Twenty-five years later, what was a gentle little “filler” story becomes a prime example of the complexity of Captain America’s chronology. Almost unique among Marvel’s major characters, Captain America has a fixed real date in his history: he was active during World War II. The period of suspended animation which brought him into the Silver Age Marvel Universe mostly solves this problem, by giving him a historically flexible “second origin,” since the year when the Avengers found Captain America in a block of ice can be 1963 or 1979 or 2005.
Except that the good Captain has had many encounters with WWII-era acquaintances who didn’t experience suspended animation or some other age-defying phenomenon. Captain America and his archfoe the Red Skull both have a suspended-animation era in their histories—good thinking Stan Lee—but try to resolve the chronology of C.A. and the Carter Sisters as of 2016 and you’re pretty much screwed.
This Holiday Special story is reaching the same point. Presuming that Bucky was born around 1930, his older sister might have been in her early 60s in 1991. Now, add 25 years… she’s near 90. She might still be alive, but the Rebecca Barnes seen in this story grows more unlikely with each year.
As a result, I’m guessing that the existence of a living sibling of Bucky has been completely forgotten even with the character having returned from the dead (via a story that wisely builds in its own suspended animation time) several years ago…
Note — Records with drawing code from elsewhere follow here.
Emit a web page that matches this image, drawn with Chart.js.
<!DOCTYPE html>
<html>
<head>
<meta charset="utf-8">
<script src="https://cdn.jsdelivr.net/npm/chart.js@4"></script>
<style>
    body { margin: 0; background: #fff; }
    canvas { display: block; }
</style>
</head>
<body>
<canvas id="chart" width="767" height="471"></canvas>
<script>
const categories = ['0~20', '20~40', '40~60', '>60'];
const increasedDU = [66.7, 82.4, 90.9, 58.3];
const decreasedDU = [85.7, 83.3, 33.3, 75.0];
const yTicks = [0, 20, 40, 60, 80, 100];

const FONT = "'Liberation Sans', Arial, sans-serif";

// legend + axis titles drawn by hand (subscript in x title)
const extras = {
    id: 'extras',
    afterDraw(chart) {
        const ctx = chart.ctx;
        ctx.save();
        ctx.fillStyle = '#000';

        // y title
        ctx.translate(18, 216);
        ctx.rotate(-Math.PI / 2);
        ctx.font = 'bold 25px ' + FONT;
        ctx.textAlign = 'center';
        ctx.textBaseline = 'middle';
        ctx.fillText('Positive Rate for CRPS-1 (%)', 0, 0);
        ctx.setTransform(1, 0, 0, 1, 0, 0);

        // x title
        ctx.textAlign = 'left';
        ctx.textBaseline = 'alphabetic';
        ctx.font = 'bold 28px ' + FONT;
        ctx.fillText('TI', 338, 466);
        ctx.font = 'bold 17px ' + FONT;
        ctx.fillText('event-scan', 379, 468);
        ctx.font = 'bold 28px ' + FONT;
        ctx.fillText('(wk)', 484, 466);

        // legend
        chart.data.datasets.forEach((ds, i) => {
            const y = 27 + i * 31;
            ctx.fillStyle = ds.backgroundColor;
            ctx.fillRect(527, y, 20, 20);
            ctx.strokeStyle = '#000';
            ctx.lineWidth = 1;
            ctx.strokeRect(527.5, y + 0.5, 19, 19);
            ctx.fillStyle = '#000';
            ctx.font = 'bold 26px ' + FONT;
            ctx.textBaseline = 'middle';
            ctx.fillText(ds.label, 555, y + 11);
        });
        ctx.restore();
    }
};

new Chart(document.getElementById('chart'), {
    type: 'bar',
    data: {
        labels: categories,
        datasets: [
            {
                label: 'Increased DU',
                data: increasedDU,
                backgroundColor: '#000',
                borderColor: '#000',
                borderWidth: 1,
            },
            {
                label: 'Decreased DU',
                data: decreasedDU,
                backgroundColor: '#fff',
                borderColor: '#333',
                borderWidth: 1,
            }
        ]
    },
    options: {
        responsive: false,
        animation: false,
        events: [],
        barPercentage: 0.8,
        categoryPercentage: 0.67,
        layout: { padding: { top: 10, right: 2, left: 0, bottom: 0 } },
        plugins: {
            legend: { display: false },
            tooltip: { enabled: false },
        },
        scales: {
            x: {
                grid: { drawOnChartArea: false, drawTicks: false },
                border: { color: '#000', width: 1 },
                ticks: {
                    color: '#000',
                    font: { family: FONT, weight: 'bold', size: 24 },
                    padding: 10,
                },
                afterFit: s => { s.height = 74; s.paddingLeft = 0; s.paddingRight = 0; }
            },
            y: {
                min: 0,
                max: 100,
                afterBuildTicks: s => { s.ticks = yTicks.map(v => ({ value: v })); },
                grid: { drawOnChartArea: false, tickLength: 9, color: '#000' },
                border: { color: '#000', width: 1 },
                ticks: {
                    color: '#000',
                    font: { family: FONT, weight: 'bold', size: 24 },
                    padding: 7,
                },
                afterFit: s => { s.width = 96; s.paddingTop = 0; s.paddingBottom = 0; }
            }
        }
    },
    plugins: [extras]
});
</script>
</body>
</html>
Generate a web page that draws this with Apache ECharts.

For what it’s worth, meanwhile, the other stories in this Holiday Special are decent. I think the obligatory Spider-Man story is among the best of all the material published in this title’s run, and I could say the same for Walter Simonson and Art Adams’s Fantastic Four story. (Though the continuity is hell. You can come up with a scenario which places the original quartet in Four Freedoms Plaza on Christmas Eve, and includes Ben Grimm in the form of The Thing and Alicia Masters cuddling up with Johnny Storm… but it isn’t easy.)
As a final note for this indulgent essay, it’s particularly amusing to me that this and the following Holiday Special included text-article recaps of past Marvel holiday* stories. The 1991 article begins with the Giant Super-Hero Holiday Grab Bag, published for a few years beginning in 1974… a mere 17 years before this comic.
Dude I’m old.
Oh well. Revisiting this article does at least reacquaint me with its summary of the 1975 Grab Bag‘s Luke Cage story… which really sounds like it simultaneously embraced and subverted schmaltzy Christmas-story conventions in a way that nothing has improved upon since… I wonder how much that issue goes for online…
* I might as well note that we mostly mean “Christmas,” here. This issue did feature a Thor story set in a pre-Christian Scandinavia, though even it was clearly written to play up the Yule elements which have become part of modern Christmas… later Holiday Specials include a couple of Hanukkah stories, though I recall that at least one of those explicitly plays off of the outsized cultural presence of Christmas. So, yeah, for the most part these are Marvel Christmas Specials, which is fine with me. I observe Christmas but I’m also an atheist so I don’t f’ing care.